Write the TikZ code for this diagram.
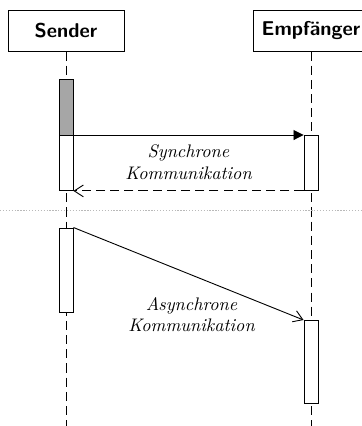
\documentclass[tikz,border=0pt]{standalone}
\usetikzlibrary{arrows.meta}
\definecolor{actgray}{RGB}{166,166,166}
\definecolor{sepgray}{RGB}{185,185,185}
\begin{document}
\begin{tikzpicture}[x=0.55pt,y=-0.55pt,
  actor/.style={draw,line width=0.5pt,fill=white,minimum width=63.8pt,minimum height=22.55pt,
    inner sep=0pt,font=\fontsize{11}{13}\selectfont\sffamily\bfseries},
  lifeline/.style={line width=0.5pt,dash pattern=on 5pt off 2.8pt},
  actbox/.style={draw,line width=0.5pt,fill=white,minimum width=7.7pt,inner sep=0pt,anchor=north},
  msg/.style={line width=0.5pt},
  note/.style={align=center,font=\itshape,inner sep=0pt}]
  \useasboundingbox (0,0) rectangle (362,426);

  % participants
  \node[actor] (snd) at (66,30.5) {Sender};
  \node[actor] (rcv) at (311,30.5) {Empfänger};

  % lifelines
  \coordinate (sndEnd) at (66,426);
  \coordinate (rcvEnd) at (311,426);
  \draw[lifeline] (snd.south) -- (sndEnd);
  \draw[lifeline] (rcv.south) -- (rcvEnd);

  % separator between the two cases
  \coordinate (sepL) at (0,210.7);
  \coordinate (sepR) at (362,210.7);
  \draw[sepgray,line width=0.5pt,dash pattern=on 0.7pt off 0.9pt] (sepL) -- (sepR);

  % synchronous call
  \node[actbox,fill=actgray,minimum height=30.8pt] (sBusy) at (66,79) {};
  \node[actbox,minimum height=30.25pt] (sWait) at (66,135) {};
  \node[actbox,minimum height=30.25pt] (rSync) at (311,135) {};
  \draw[msg,-{Triangle[length=5.5pt,width=5.5pt]}] (sWait.north east) -- (rSync.north west);
  \draw[msg,dash pattern=on 5pt off 2.8pt,-{Straight Barb[length=5pt,width=6.5pt]}]
    (rSync.south west) -- (sWait.south east);
  \node[note] (syncTxt) at (188.5,162.5) {Synchrone\\Kommunikation};

  % asynchronous call
  \node[actbox,minimum height=46.2pt] (sAsync) at (66,227.5) {};
  \node[actbox,minimum height=45.6pt] (rAsync) at (311,320) {};
  \draw[msg,-{Straight Barb[length=5pt,width=6.5pt]}] (sAsync.north east) -- (rAsync.north west);
  \node[note] (asyncTxt) at (191.5,314.5) {Asynchrone\\Kommunikation};
\end{tikzpicture}
\end{document}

-*-*-

- [What you will do]: Write out the lines from the start of the material to the line with "(sepL) -- (sepR);", inclusive and exactly. Skip the pictures.

- [Written solution]:
Write the TikZ code for this diagram.
\documentclass[tikz,border=0pt]{standalone}
\usetikzlibrary{arrows.meta}
\definecolor{actgray}{RGB}{166,166,166}
\definecolor{sepgray}{RGB}{185,185,185}
\begin{document}
\begin{tikzpicture}[x=0.55pt,y=-0.55pt,
  actor/.style={draw,line width=0.5pt,fill=white,minimum width=63.8pt,minimum height=22.55pt,
    inner sep=0pt,font=\fontsize{11}{13}\selectfont\sffamily\bfseries},
  lifeline/.style={line width=0.5pt,dash pattern=on 5pt off 2.8pt},
  actbox/.style={draw,line width=0.5pt,fill=white,minimum width=7.7pt,inner sep=0pt,anchor=north},
  msg/.style={line width=0.5pt},
  note/.style={align=center,font=\itshape,inner sep=0pt}]
  \useasboundingbox (0,0) rectangle (362,426);

  % participants
  \node[actor] (snd) at (66,30.5) {Sender};
  \node[actor] (rcv) at (311,30.5) {Empfänger};

  % lifelines
  \coordinate (sndEnd) at (66,426);
  \coordinate (rcvEnd) at (311,426);
  \draw[lifeline] (snd.south) -- (sndEnd);
  \draw[lifeline] (rcv.south) -- (rcvEnd);

  % separator between the two cases
  \coordinate (sepL) at (0,210.7);
  \coordinate (sepR) at (362,210.7);
  \draw[sepgray,line width=0.5pt,dash pattern=on 0.7pt off 0.9pt] (sepL) -- (sepR);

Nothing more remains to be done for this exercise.